Voici une drôle de rencontre. Petit phénomène émergé d'internet en 2014, l'artiste pop HALSEY abordait certes parfois des thèmes sombres et personnels derrière ses couches d'auto-tune, mais son œuvre se tenait bien loin de nos univers habituels. Et puis Trent Reznor et Atticus Ross se sont chargés de produire le dernier album de l'artiste, If I Can't Have Love, I Want Power (sur lequel on retrouve aussi notamment THE BUG ou MEAT BEAT MANIFESTO) lui attirant une attention nouvelle et, forcément, emmenant sa musique dans une nouvelle direction.
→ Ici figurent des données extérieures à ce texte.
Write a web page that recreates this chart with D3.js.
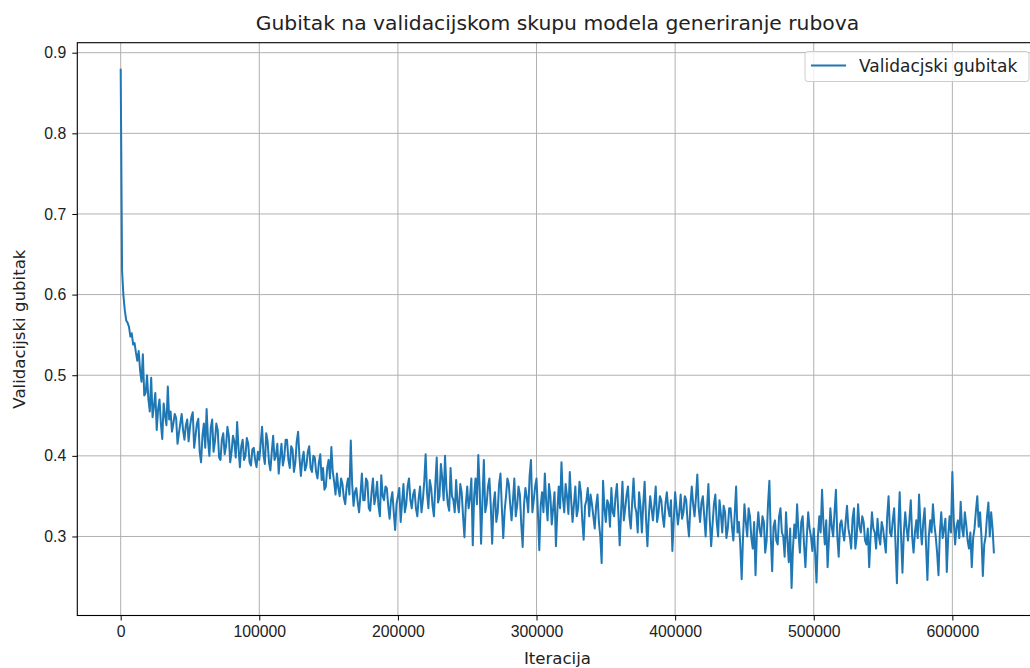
<!DOCTYPE html>
<html>
<head>
<meta charset="utf-8">
<script src="https://cdn.jsdelivr.net/npm/d3@7"></script>
<style>
  body { margin: 0; background: #fff; }
  svg { display: block; font-family: "DejaVu Sans", sans-serif; }
  .grid line { stroke: #b0b0b0; stroke-width: 1; }
  .axis path, .axis line { stroke: #000; }
  .axis text { fill: #222; font-size: 15.8px; }
</style>
</head>
<body>
<svg width="1030" height="668"></svg>
<script>
const title = 'Gubitak na validacijskom skupu modela generiranje rubova';
const xLabel = 'Iteracija';
const yLabel = 'Validacijski gubitak';
const legendLabel = 'Validacjski gubitak';

const xTicks = [0, 100000, 200000, 300000, 400000, 500000, 600000];
const yTicks = [0.3, 0.4, 0.5, 0.6, 0.7, 0.8, 0.9];

// one reading every 1000 iterations, 20 per row
const iterStep = 1000;
const loss = [
  0.880, 0.630, 0.598, 0.580, 0.568, 0.565, 0.560, 0.548, 0.552, 0.538, 0.540, 0.528, 0.518, 0.530, 0.506, 0.492, 0.526, 0.475, 0.478, 0.500,
  0.470, 0.455, 0.497, 0.448, 0.462, 0.478, 0.432, 0.458, 0.470, 0.440, 0.421, 0.465, 0.450, 0.438, 0.486, 0.445, 0.455, 0.430, 0.440, 0.452,
  0.447, 0.415, 0.428, 0.440, 0.452, 0.432, 0.420, 0.438, 0.445, 0.418, 0.436, 0.448, 0.454, 0.410, 0.425, 0.440, 0.446, 0.405, 0.392, 0.425,
  0.440, 0.410, 0.458, 0.420, 0.400, 0.435, 0.445, 0.405, 0.418, 0.440, 0.432, 0.398, 0.395, 0.420, 0.428, 0.402, 0.412, 0.436, 0.425, 0.392,
  0.405, 0.425, 0.418, 0.398, 0.442, 0.410, 0.386, 0.412, 0.420, 0.395, 0.400, 0.422, 0.415, 0.392, 0.388, 0.408, 0.410, 0.395, 0.386, 0.405,
  0.395, 0.415, 0.436, 0.402, 0.390, 0.428, 0.418, 0.392, 0.382, 0.405, 0.425, 0.395, 0.400, 0.415, 0.378, 0.398, 0.415, 0.388, 0.398, 0.420,
  0.420, 0.395, 0.385, 0.412, 0.408, 0.380, 0.392, 0.418, 0.430, 0.398, 0.375, 0.395, 0.405, 0.382, 0.388, 0.405, 0.412, 0.385, 0.380, 0.400,
  0.398, 0.380, 0.372, 0.392, 0.402, 0.370, 0.385, 0.358, 0.362, 0.385, 0.395, 0.372, 0.411, 0.380, 0.368, 0.352, 0.378, 0.360, 0.350, 0.372,
  0.365, 0.348, 0.340, 0.362, 0.372, 0.352, 0.419, 0.365, 0.338, 0.355, 0.360, 0.342, 0.330, 0.352, 0.378, 0.345, 0.345, 0.372, 0.368, 0.335,
  0.332, 0.355, 0.372, 0.340, 0.350, 0.368, 0.338, 0.325, 0.376, 0.350, 0.345, 0.362, 0.360, 0.338, 0.322, 0.345, 0.355, 0.330, 0.308, 0.340,
  0.350, 0.360, 0.318, 0.342, 0.365, 0.330, 0.340, 0.362, 0.372, 0.345, 0.335, 0.352, 0.358, 0.335, 0.325, 0.348, 0.362, 0.330, 0.345, 0.368,
  0.402, 0.355, 0.335, 0.370, 0.360, 0.338, 0.325, 0.365, 0.398, 0.342, 0.350, 0.390, 0.372, 0.345, 0.400, 0.360, 0.340, 0.332, 0.385, 0.350,
  0.345, 0.330, 0.370, 0.342, 0.330, 0.365, 0.355, 0.325, 0.299, 0.340, 0.362, 0.335, 0.348, 0.372, 0.289, 0.350, 0.372, 0.340, 0.401, 0.360,
  0.291, 0.345, 0.395, 0.330, 0.340, 0.362, 0.372, 0.338, 0.291, 0.340, 0.355, 0.318, 0.330, 0.365, 0.378, 0.335, 0.298, 0.332, 0.350, 0.372,
  0.365, 0.340, 0.320, 0.345, 0.372, 0.325, 0.338, 0.362, 0.352, 0.315, 0.287, 0.340, 0.360, 0.348, 0.330, 0.375, 0.395, 0.330, 0.345, 0.362,
  0.372, 0.330, 0.283, 0.338, 0.355, 0.330, 0.378, 0.342, 0.320, 0.365, 0.350, 0.315, 0.335, 0.355, 0.288, 0.330, 0.362, 0.335, 0.392, 0.348,
  0.330, 0.365, 0.350, 0.328, 0.380, 0.345, 0.318, 0.340, 0.362, 0.325, 0.335, 0.368, 0.355, 0.320, 0.296, 0.338, 0.345, 0.360, 0.325, 0.352,
  0.340, 0.325, 0.310, 0.338, 0.352, 0.318, 0.300, 0.267, 0.369, 0.335, 0.318, 0.345, 0.340, 0.312, 0.360, 0.330, 0.325, 0.350, 0.365, 0.330,
  0.289, 0.330, 0.368, 0.320, 0.335, 0.352, 0.362, 0.325, 0.310, 0.342, 0.372, 0.338, 0.330, 0.305, 0.355, 0.338, 0.305, 0.340, 0.368, 0.322,
  0.288, 0.325, 0.350, 0.335, 0.320, 0.340, 0.362, 0.318, 0.330, 0.350, 0.345, 0.325, 0.312, 0.340, 0.355, 0.335, 0.325, 0.345, 0.282, 0.320,
  0.355, 0.335, 0.315, 0.330, 0.352, 0.322, 0.330, 0.350, 0.345, 0.318, 0.300, 0.338, 0.362, 0.340, 0.325, 0.348, 0.377, 0.335, 0.318, 0.342,
  0.350, 0.325, 0.300, 0.335, 0.365, 0.320, 0.288, 0.315, 0.340, 0.352, 0.318, 0.300, 0.345, 0.328, 0.305, 0.338, 0.330, 0.298, 0.310, 0.335,
  0.335, 0.312, 0.295, 0.328, 0.362, 0.305, 0.318, 0.290, 0.247, 0.300, 0.340, 0.318, 0.300, 0.335, 0.325, 0.298, 0.285, 0.318, 0.252, 0.305,
  0.330, 0.308, 0.300, 0.325, 0.318, 0.280, 0.295, 0.340, 0.369, 0.300, 0.257, 0.312, 0.320, 0.295, 0.290, 0.325, 0.335, 0.305, 0.300, 0.275,
  0.330, 0.295, 0.268, 0.310, 0.236, 0.285, 0.315, 0.298, 0.340, 0.305, 0.280, 0.318, 0.325, 0.290, 0.262, 0.300, 0.330, 0.310, 0.300, 0.282,
  0.310, 0.280, 0.243, 0.300, 0.325, 0.305, 0.358, 0.315, 0.290, 0.320, 0.262, 0.298, 0.335, 0.312, 0.300, 0.330, 0.358, 0.300, 0.275, 0.315,
  0.320, 0.305, 0.295, 0.318, 0.338, 0.310, 0.300, 0.285, 0.322, 0.335, 0.285, 0.300, 0.340, 0.312, 0.305, 0.325, 0.318, 0.295, 0.290, 0.310,
  0.262, 0.300, 0.330, 0.310, 0.305, 0.285, 0.322, 0.300, 0.290, 0.318, 0.310, 0.295, 0.280, 0.325, 0.350, 0.305, 0.300, 0.320, 0.335, 0.290,
  0.242, 0.310, 0.355, 0.300, 0.255, 0.305, 0.330, 0.310, 0.295, 0.320, 0.345, 0.300, 0.280, 0.305, 0.320, 0.298, 0.352, 0.312, 0.290, 0.318,
  0.335, 0.290, 0.246, 0.300, 0.320, 0.305, 0.340, 0.315, 0.300, 0.280, 0.252, 0.305, 0.330, 0.298, 0.310, 0.322, 0.256, 0.300, 0.325, 0.305,
  0.380, 0.320, 0.290, 0.312, 0.320, 0.298, 0.343, 0.310, 0.300, 0.330, 0.315, 0.295, 0.285, 0.305, 0.262, 0.298, 0.310, 0.332, 0.350, 0.312,
  0.330, 0.300, 0.251, 0.290, 0.300, 0.325, 0.342, 0.300, 0.330, 0.310, 0.279
];

const svg = d3.select("svg");

// axes box (right edge falls just outside the picture, as in the original)
const plotLeft = 77.3, plotRight = 1037.6, plotTop = 42.7, plotBottom = 615.5;

const x = d3.scaleLinear().domain([-31300, 661500]).range([plotLeft, plotRight]);
const y = d3.scaleLinear().domain([0.2020, 0.9124]).range([plotBottom, plotTop]);

const grid = svg.append('g').attr('class', 'grid');
grid.selectAll('.gx').data(xTicks).enter().append('line')
    .attr('x1', d => x(d)).attr('x2', d => x(d))
    .attr('y1', plotTop).attr('y2', plotBottom);
grid.selectAll('.gy').data(yTicks).enter().append('line')
    .attr('x1', plotLeft).attr('x2', plotRight)
    .attr('y1', d => y(d)).attr('y2', d => y(d));

const line = d3.line()
    .x((d, i) => x(i * iterStep))
    .y(d => y(d));

svg.append('path')
    .datum(loss)
    .attr('fill', 'none')
    .attr('stroke', '#1f77b4')
    .attr('stroke-width', 2)
    .attr('stroke-linejoin', 'round')
    .attr('d', line);

// spines
svg.append('rect')
    .attr('x', plotLeft).attr('y', plotTop)
    .attr('width', plotRight - plotLeft).attr('height', plotBottom - plotTop)
    .attr('fill', 'none').attr('stroke', '#000').attr('stroke-width', 1.1);

const xAxis = svg.append('g').attr('class', 'axis')
    .attr('transform', `translate(0,${plotBottom})`)
    .call(d3.axisBottom(x).tickValues(xTicks).tickFormat(d3.format('d'))
        .tickSizeInner(5).tickSizeOuter(0).tickPadding(5));
xAxis.select('.domain').remove();

const yAxis = svg.append('g').attr('class', 'axis')
    .attr('transform', `translate(${plotLeft},0)`)
    .call(d3.axisLeft(y).tickValues(yTicks).tickFormat(d3.format('.1f'))
        .tickSizeInner(5).tickSizeOuter(0).tickPadding(6));
yAxis.select('.domain').remove();

const midX = (plotLeft + plotRight) / 2;

svg.append('text')
    .attr('x', midX).attr('y', 30)
    .attr('text-anchor', 'middle')
    .attr('font-size', '20.3px').attr('fill', '#222')
    .text(title);

svg.append('text')
    .attr('x', midX).attr('y', 664)
    .attr('text-anchor', 'middle')
    .attr('font-size', '16.6px').attr('fill', '#222')
    .text(xLabel);

svg.append('text')
    .attr('transform', `translate(25,${(plotTop + plotBottom) / 2}) rotate(-90)`)
    .attr('text-anchor', 'middle')
    .attr('font-size', '16.6px').attr('fill', '#222')
    .text(yLabel);

// legend
const legend = svg.append('g').attr('transform', 'translate(805,51.5)');
legend.append('rect')
    .attr('width', 224).attr('height', 30).attr('rx', 3)
    .attr('fill', '#fff').attr('fill-opacity', 0.8)
    .attr('stroke', '#cccccc');
legend.append('line')
    .attr('x1', 6).attr('x2', 41).attr('y1', 14).attr('y2', 14)
    .attr('stroke', '#1f77b4').attr('stroke-width', 2);
legend.append('text')
    .attr('x', 54).attr('y', 20.5)
    .attr('font-size', '17px').attr('fill', '#222')
    .text(legendLabel);
</script>
</body>
</html>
L'album commence d'ailleurs comme une illustration sonore du fameux Koulechov au cinéma : comment deux éléments mis côté à côté s'influencent dans l’œil (ou l'oreille) d'un public, se complétant l'un l'autre et gagnant un sens qu'ils n'avaient pas si pris séparément. Écoutez donc ce piano sinistre qui accompagne The Tradition dont les refrains appelaient probablement un accompagnement plus accrocheur. Intransigeants, les NINE INCH NAILS n'accordent à HALSEY que quelques synthés mystérieux en renfort et l'entrée en matière de l'album fait frissonner : l'alliance des deux fait des étincelles. C'est d'ailleurs quand Reznor et Ross sont dans la retenue qu'ils offrent à HALSEY le meilleur. On les savait capables de faire beaucoup avec peu, décuplant l'impact du texte et faisant monter la tension avec quelques notes spectrales répétées en boucle : Bells in Santa Fe et son final noise ou Whispers en sont de bons exemples d'élégance et d'effets savamment calculés, à l'opposé d'arrangements tapageurs supposés faire vibrer la sono.
Bizarrement, c'est quand If I Can't Have Love, I Want Power se lâche que le soufflé retombe un peu. Quand le rythme s'accélère et le ton durcit, alors qu'on aurait attendu des boomers de NIN qu'ils apportent à la jeune femme un supplément d'agressivité, on se retrouve avec des sucreries pop-punk insipides (Easier than Lying, You Asked for This ou honey avec Dave Grohl à la batterie). Reznor et Ross sont parfois moins impliqués, se contenant de fournir un background passe-partout sur trois minutes. Dommage, car dans l'ensemble l'album regorge d'idées qui font mouche et l'alchimie prend souvent.
Avec sa mélancolie omniprésente, HALSEY parle de sa récente maternité et d'auto-destruction. Aucun single, une prod inhabituelle, une promotion faite avec des vidéos sanglantes à la Game of Thrones : on ne peut que saluer une prise de parti et un courage artistique certain. Même le hit gentillet aux relents nostalgiques qui ne lâche pas notre oreille, Girl is A Gun, dégage une impression d'étrangeté, peut-être à cause de ses lignes de chant à la Shut me Up de MINDLESS SELF INDULGENCE ou de sa prod à la The Perfect Drug / MEAT BEAT MANIFESTO. I Am Not a Woman, I'm a God et ses beats hypnotiques et la lourdeur poisseuse de The Lighthouse (et le boss Reznor himself qui donne un peu de la voix sur la fin) flirtent avec le malsain, la menace et le danger. On ne s'y attendait pas.
Certes, If I Can't Have Love, I Want Power reste un album pop plus qu'une vraie expérimentation industrielle. Reznor et Ross ne s'y réinventent pas et leur travail ne déviera pas de leurs zones de confort. L'intérêt de l'album, là où la magie opère, c'est dans la rencontre entre deux univers, entre les rengaines entêtantes et la voix facile à écouter d'Ashley Nicolette Frangipane et des instrumentations qui cassent l'ambiance. On n'est pas venus pour danser. Un contraste se crée entre l'agréable douceur de la voix, ses airs accrocheurs et l'humeur générale qui se dégage du mélange, sévèrement enténébrée par nos deux troubles-fête. La recette prend et fait même quelques merveilles.
On le savait déjà, mais s'allier au "mainstream" n'est pas toujours s'y diluer. Dans le cas d'HALSEY, tout le monde en ressort gagnant : l'artiste y gagne une nouvelle crédibilité en offrant à son oeuvre une ampleur inédite jusque là, Reznor et Ross y gagnent une voix qui touchera des oreilles fermées à leurs autres travaux et surtout, nous, les auditeurs, on y gagne un bien bel album.